Looking ahead, Holland pointed out that the fiscal year 2023 president’s budget is for $228 million; that the fiscal year 2023 Corps of Engineers Work Plan is for $141 million; and that the fiscal year 2024 president’s budget is for $230 million, for a total of an additional $600 million.
“So the investment continues, and we just feel very honored that you trust us, our Congress trusts us to make improvements along the Mississippi River and for those who live and work alongside of it.”
Recent Low-Water Event
Much of Holland’s comments focused on the record low water that began in September 2022. The last comparable low-water event before that was in 2012.
“When they happen, they may not happen very frequently, but they are incredibly consequential, as you all know,” she said.
In fighting this low-water event, she said it was important to remember what worked in 2012 and to make sure the Corps had incorporated best practices.
“We don’t just maintain the river,” she said. “We continue to engineer the river, and that’s really what got us through this recent low-water event of 2022-2023.”
Since 2012, Congress has invested $1.5 billion in the Mississippi River and Tributaries Project in channel improvement and $55 million in regulating works pertaining to the middle reach of the Mississippi River, between its confluence with the Missouri River and its confluence with the Ohio River.
The channel improvement program prevents erosion along the riverbanks. The regulating works program includes building additional training structures, such as chevrons and weirs, in the river that channelize it and help naturally scour the river and remove sediment so that not as much dredging is required to maintain the depth of the navigational channel. Those structures are especially important because they help to create less risk and vulnerability “and fewer restrictions to navigation, which is vitally important,” Holland said.
One example she pointed out was the removal of rock pinnacles in the Mississippi River near Thebes, Ill., that caused a navigation hazard in 2012. While the river was low that year, the Corps removed 1,000 cubic yards of rock formation, which deepened the river 2 to 3 feet in the area, “making the rock pinnacles really a non-issue for us this year,” she said.

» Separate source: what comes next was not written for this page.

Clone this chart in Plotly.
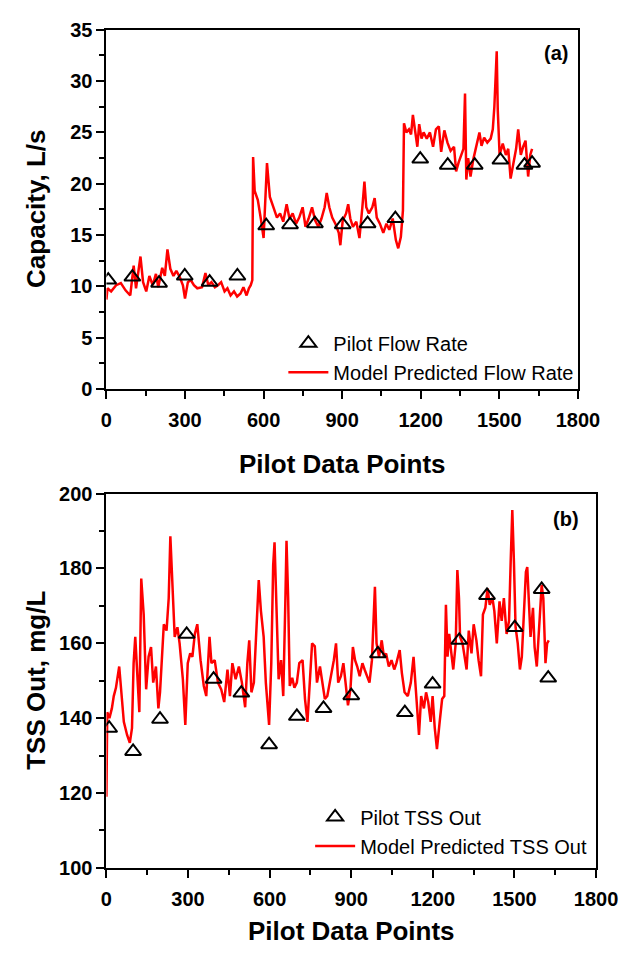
import plotly.graph_objects as go

# ---------------- Panel (a): capacity ----------------
pilot_flow_x = [7, 99, 201, 299, 394, 500, 610, 701, 796, 902, 997, 1103, 1198, 1303, 1406, 1504, 1596, 1625]
pilot_flow_y = [10.6, 10.9, 10.3, 11.0, 10.4, 11.0, 15.9, 16.0, 16.1, 16.0, 16.1, 16.6, 22.4, 21.8, 21.8, 22.3, 21.8, 22.0]

model_flow_x = [0, 4, 18, 37, 55, 73, 91, 104, 113, 130, 140, 152, 164, 177, 189, 198, 213, 223, 233, 244,
                256, 267, 280, 292, 300, 311, 322, 334, 347, 365, 378, 389, 401, 414, 426, 438, 451, 462, 474, 487,
                499, 512, 523, 535, 544, 551, 557, 560, 566, 578, 590, 600, 613, 624, 639, 651, 663, 675, 688, 699,
                711, 724, 736, 749, 760, 772, 785, 797, 809, 821, 833, 841, 851, 862, 874, 887, 893, 902, 915, 923,
                931, 941, 954, 966, 977, 985, 992, 1002, 1015, 1024, 1032, 1044, 1057, 1069, 1080, 1093, 1105, 1114, 1124, 1132,
                1136, 1145, 1155, 1163, 1170, 1178, 1187, 1194, 1203, 1211, 1223, 1235, 1247, 1258, 1269, 1278, 1290, 1302, 1314, 1327,
                1335, 1345, 1357, 1363, 1369, 1374, 1381, 1390, 1400, 1411, 1424, 1432, 1442, 1454, 1467, 1475, 1481, 1490, 1494, 1501,
                1513, 1525, 1534, 1543, 1555, 1564, 1572, 1582, 1591, 1600, 1610, 1618, 1625]
model_flow_y = [8.7, 9.8, 9.5, 10.1, 10.3, 9.6, 9.1, 12.0, 9.8, 12.9, 10.4, 9.5, 11.0, 10.1, 11.2, 9.9, 11.8, 11.0, 13.6, 11.7,
                11.0, 11.5, 10.9, 10.1, 8.8, 10.4, 10.6, 10.1, 9.8, 9.9, 11.3, 10.1, 10.4, 9.9, 10.1, 10.4, 9.5, 9.8, 9.1, 9.5,
                9.0, 9.3, 9.9, 9.1, 9.8, 10.1, 10.6, 22.6, 19.3, 18.4, 16.5, 14.7, 22.0, 18.7, 17.6, 16.7, 17.1, 16.3, 18.0, 16.6,
                17.1, 16.1, 16.7, 17.7, 15.8, 16.6, 17.7, 16.4, 15.8, 16.6, 17.7, 19.1, 17.7, 16.7, 16.1, 15.2, 14.0, 16.4, 17.1, 18.0,
                16.6, 15.8, 16.3, 14.7, 17.7, 20.2, 17.7, 17.1, 17.7, 18.6, 16.7, 16.1, 15.2, 16.1, 15.5, 16.6, 14.5, 13.7, 14.8, 17.4,
                25.9, 25.0, 25.3, 24.8, 26.7, 25.0, 23.6, 25.8, 24.4, 25.0, 24.4, 25.0, 23.6, 25.3, 25.6, 23.1, 25.2, 24.0, 23.2, 23.6,
                21.2, 22.1, 23.1, 23.4, 28.8, 20.4, 22.5, 20.7, 22.3, 23.4, 25.0, 23.7, 24.5, 24.0, 24.4, 25.3, 27.5, 32.9, 27.2, 22.8,
                23.9, 22.8, 23.4, 20.5, 22.3, 23.4, 25.3, 22.8, 23.6, 24.2, 20.7, 22.8, 23.4]

# ---------------- Panel (b): TSS out ----------------
pilot_tss_x = [10, 98, 197, 295, 394, 496, 598, 700, 798, 900, 998, 1097, 1199, 1297, 1399, 1501, 1600, 1624]
pilot_tss_y = [137.3, 131.1, 139.7, 162.4, 150.4, 146.7, 132.9, 140.5, 142.6, 146.0, 157.2, 141.5, 149.1, 160.8, 172.8, 164.2, 174.4, 150.7]

model_tss_x = [0, 3, 11, 20, 27, 35, 47, 55, 64, 76, 86, 94, 100, 106, 114, 121, 128, 137, 146, 155,
               164, 172, 182, 191, 197, 205, 211, 221, 229, 235, 243, 251, 261, 269, 281, 290, 299, 308, 316, 325,
               334, 346, 358, 367, 379, 386, 398, 410, 422, 433, 445, 454, 463, 475, 487, 498, 510, 518, 525, 533,
               542, 551, 560, 568, 578, 586, 598, 606, 613, 618, 625, 633, 642, 650, 658, 662, 668, 674, 683, 691,
               700, 709, 721, 730, 739, 747, 756, 766, 774, 785, 793, 803, 812, 824, 836, 844, 852, 862, 871, 879,
               888, 897, 906, 914, 922, 931, 941, 949, 957, 967, 976, 982, 987, 993, 1002, 1012, 1020, 1028, 1038, 1048,
               1058, 1066, 1078, 1086, 1096, 1108, 1119, 1129, 1137, 1149, 1157, 1167, 1175, 1183, 1192, 1199, 1207, 1215, 1225, 1234,
               1242, 1248, 1254, 1260, 1268, 1275, 1284, 1290, 1296, 1300, 1309, 1316, 1324, 1332, 1342, 1350, 1360, 1368, 1377, 1384,
               1393, 1401, 1409, 1419, 1426, 1435, 1445, 1453, 1461, 1471, 1480, 1486, 1492, 1498, 1504, 1512, 1520, 1527, 1536, 1542,
               1547, 1553, 1559, 1568, 1574, 1582, 1590, 1600, 1606, 1614, 1620, 1626]
model_tss_y = [119.0, 141.6, 140.0, 142.6, 145.9, 148.1, 153.8, 145.9, 139.0, 135.5, 133.4, 137.3, 154.7, 161.7, 149.5, 141.6, 177.3, 167.7, 147.7, 156.4,
               159.0, 149.5, 153.8, 142.6, 146.9, 156.4, 165.1, 163.4, 172.1, 188.6, 173.9, 161.7, 164.3, 160.0, 150.4, 138.2, 154.7, 157.3, 156.4, 162.5,
               165.1, 155.5, 148.6, 145.9, 161.7, 154.7, 155.5, 149.5, 147.7, 144.3, 153.0, 145.9, 154.7, 150.4, 153.8, 149.5, 142.9, 154.7, 160.8, 146.9,
               149.5, 161.7, 176.9, 168.6, 161.7, 149.5, 138.2, 154.7, 180.9, 187.0, 172.1, 150.4, 155.5, 145.9, 172.1, 187.4, 172.1, 148.6, 150.8, 148.1,
               149.5, 154.7, 155.5, 145.1, 139.0, 149.5, 160.0, 159.2, 149.5, 153.8, 149.5, 145.1, 145.9, 150.4, 155.5, 160.0, 149.5, 151.2, 154.7, 149.5,
               143.4, 147.7, 159.0, 155.5, 153.8, 151.2, 154.7, 153.0, 151.2, 149.5, 155.5, 167.7, 175.1, 160.0, 156.4, 160.8, 156.4, 157.3, 153.8, 155.5,
               153.0, 154.7, 158.2, 152.1, 146.9, 145.9, 149.5, 156.4, 147.7, 135.5, 145.9, 142.6, 146.9, 144.3, 139.0, 145.9, 137.3, 131.7, 139.0, 145.1,
               145.9, 170.3, 156.4, 162.5, 157.3, 153.0, 160.0, 179.6, 172.1, 161.7, 160.0, 156.4, 153.0, 163.4, 157.3, 165.1, 160.8, 155.5, 151.2, 167.7,
               169.5, 174.7, 170.3, 172.1, 168.6, 160.0, 171.2, 166.0, 172.1, 162.5, 166.0, 181.7, 195.6, 181.7, 164.3, 160.0, 153.0, 156.4, 172.1, 179.1,
               180.4, 172.1, 161.7, 169.5, 159.0, 153.8, 164.3, 175.6, 172.1, 154.7, 160.0, 160.8]

x_ticks = [0, 300, 600, 900, 1200, 1500, 1800]

FONT = "Liberation Sans, Arial, sans-serif"
W, H = 642, 956
def px(xp): return xp / W
def py(yp): return 1 - yp / H

fig = go.Figure()

tri = dict(symbol="triangle-up-open", size=14, color="black", line=dict(color="black", width=2))
red = dict(color="#ff0000", width=2.5)

fig.add_trace(go.Scatter(x=model_flow_x, y=model_flow_y, mode="lines", line=red,
                         name="Model Predicted Flow Rate", xaxis="x", yaxis="y", legend="legend"))
fig.add_trace(go.Scatter(x=pilot_flow_x, y=pilot_flow_y, mode="markers", marker=tri,
                         name="Pilot Flow Rate", xaxis="x", yaxis="y", legend="legend"))
fig.add_trace(go.Scatter(x=model_tss_x, y=model_tss_y, mode="lines", line=red,
                         name="Model Predicted TSS Out", xaxis="x2", yaxis="y2", legend="legend2"))
fig.add_trace(go.Scatter(x=pilot_tss_x, y=pilot_tss_y, mode="markers", marker=tri,
                         name="Pilot TSS Out", xaxis="x2", yaxis="y2", legend="legend2"))

tickfont = dict(family=FONT, size=20, color="black", weight="bold")
base = dict(showline=True, linecolor="black", linewidth=2, mirror=True,
            ticks="outside", ticklen=8, tickwidth=2, tickcolor="black",
            showgrid=False, zeroline=False, tickfont=tickfont)
def minor(d):
    return dict(ticks="outside", ticklen=5, tickwidth=2, tickcolor="black", dtick=d)

title_font = dict(family=FONT, size=26, color="black", weight="bold")
lab_font = dict(family=FONT, size=20, color="black", weight="bold")

fig.update_layout(
    width=W, height=H, margin=dict(l=0, r=0, t=0, b=0),
    plot_bgcolor="white", paper_bgcolor="white",
    xaxis=dict(domain=[px(105), px(598)], range=[0, 1800], tickvals=x_ticks, anchor="y",
               minor=minor(150), ticklabelstandoff=4, **base),
    yaxis=dict(domain=[py(386.7), py(19.3)], range=[0, 35], dtick=5, anchor="x",
               minor=minor(2.5), **base),
    xaxis2=dict(domain=[px(105), px(617)], range=[0, 1800], tickvals=x_ticks, anchor="y2",
                minor=minor(150), ticklabelstandoff=4, **base),
    yaxis2=dict(domain=[py(877), py(494)], range=[100, 200], dtick=20, anchor="x2",
                minor=minor(10), **base),
    legend=dict(x=px(290), y=py(320), xanchor="left", yanchor="top", traceorder="reversed",
                bgcolor="rgba(0,0,0,0)", font=dict(family=FONT, size=20, color="black"),
                itemwidth=40, tracegroupgap=0),
    legend2=dict(x=px(318), y=py(805), xanchor="left", yanchor="top", traceorder="reversed",
                 bgcolor="rgba(0,0,0,0)", font=dict(family=FONT, size=20, color="black"),
                 itemwidth=40, tracegroupgap=0),
    annotations=[
        dict(text="(a)", x=px(575), y=py(43.5), xref="paper", yref="paper", showarrow=False,
             xanchor="center", yanchor="middle", font=lab_font),
        dict(text="(b)", x=px(586), y=py(520), xref="paper", yref="paper", showarrow=False,
             xanchor="center", yanchor="middle", font=lab_font),
        dict(text="Pilot Data Points", x=px(351.5), y=py(464), xref="paper", yref="paper",
             showarrow=False, xanchor="center", yanchor="middle", font=title_font),
        dict(text="Pilot Data Points", x=px(361), y=py(942), xref="paper", yref="paper",
             showarrow=False, xanchor="center", yanchor="middle", font=title_font),
        dict(text="Capacity, L/s", x=px(32), y=py(203), xref="paper", yref="paper", textangle=-90,
             showarrow=False, xanchor="center", yanchor="middle", font=title_font),
        dict(text="TSS Out, mg/L", x=px(32), y=py(685), xref="paper", yref="paper", textangle=-90,
             showarrow=False, xanchor="center", yanchor="middle", font=title_font),
    ],
)

fig.write_html("out.html")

Another lesson learned and put into practice this year was the creation of a saltwater sill below New Orleans, 50 feet in elevation from the river bottom but with its top below the surface of the water deep enough that it did not impact navigation. That sill, built by contractors with the New Orleans district, protected more populated municipal freshwater intakes by preventing the intrusion of denser saltwater northward from the Gulf of Mexico as the flow of the Mississippi dropped and was not as forceful. The sill is designed to gradually erode over time without any further effort by the Corps, Holland said. She called it a “really powerful tool.”
Continuing The Work
With better research and development and better modeling and a better understanding of where shoaling is most likely to occur, the Corps maintains flow while dredging far less than it did during its peak in the 1960s, when it dredged 60 million cubic yards of sediment, she said.
“It was at that point that some smart people realized we need to continue to engineer the river because it’s becoming prohibitively expensive, and it’s consuming all our resources,” Holland said. “Hence was born the program to build the dikes and weirs and chevrons and other features that would naturally scour the river so we didn’t have to do so much of it.”
Most of the dredging from the fall 2022 event was captured in data for the 2023 fiscal year, which began October 1, 2022, with 20 million cubic yards of sediment removed, Holland said.
Col. Brian D. Sawser, Memphis District commander, also emphasized the importance of continuing to engineer the river in his presentation to the audience. He displayed a graph comparing the Memphis, Tenn., record low water stage in 2022 as negative 10.8 feet with a flow of 140,000 cubic feet per second (cfs). In 1988, the low water level was remarkably similar, at negative 10.7 feet, but at that time the flow was only 113,000 cfs, he said. Even in 2012, when the gauge at Memphis was at negative 9.8 feet, the flow was barely more than in 2022, at 147,000 cfs. The difference is the engineering work that has continued to be accomplished along the river by the Corps and its contractors, he said.
Still, both Holland and Hawser were quick to say that didn’t mean that dredging had not been vital during the low water.
Investing In Dredging
“Dredging is never going to go away, but our efficiency has gone up,” Sawser said.
Holland offered a “shout out” to dredge crews, calling them heroes. At one time, 13 government and contracted dredges were working along the river during the low-water event, she said.
“It was a daily firefight to respond to the various points of friction,” she said.
Many of these dredges contracted with the Corps, as the Corps of Engineers has only three dustpan dredges of its own, with two of them 90 or more years old.
“The red flag that I continue to communicate to the USACE headquarters and our Congressional delegation is that if the pattern continues and we have another low-water event like we had, 10 years from now, those two dustpans will be 100 years old,” Holland said. “Our team will continue to work hard to keep them running, but of course every year that goes by without recapitalization or replacement, we are at risk.”
Looking For The Positive
One positive that came out of the low-water event is that for a while the rivers had the nation’s attention, which could help to ensure future funding, even though the low water also came with enormous challenges to the economy, commodities, farmers and small ports and harbors, Holland said.
“We did keep the river open,” she said. “That is our job every day, to keep this river open and safe, but at a huge cost. It cost $50 million for the Corps to keep the river open. Just for context, that’s more than a year’s worth of normal dredging, so we had to be reimbursed to allow us to get through the rest of the year. Congress was very generous and understood the importance of it, and we did get that reimbursement.”
Looking forward, she said, there is still much work that needs done, continuing to engineer the river. The Corps has calculated that it will take another $2.3 billion in investment into the Mississippi Rivers and Tributaries Project for the river to pass the project design flood.
“That doesn’t mean that the project is complete, but that would solve all the critical items,” Holland said.
She stressed that the Mississippi River and Tributaries Project continues to have a 131-to-1 return on investment, which she called extraordinary and unmatched anywhere.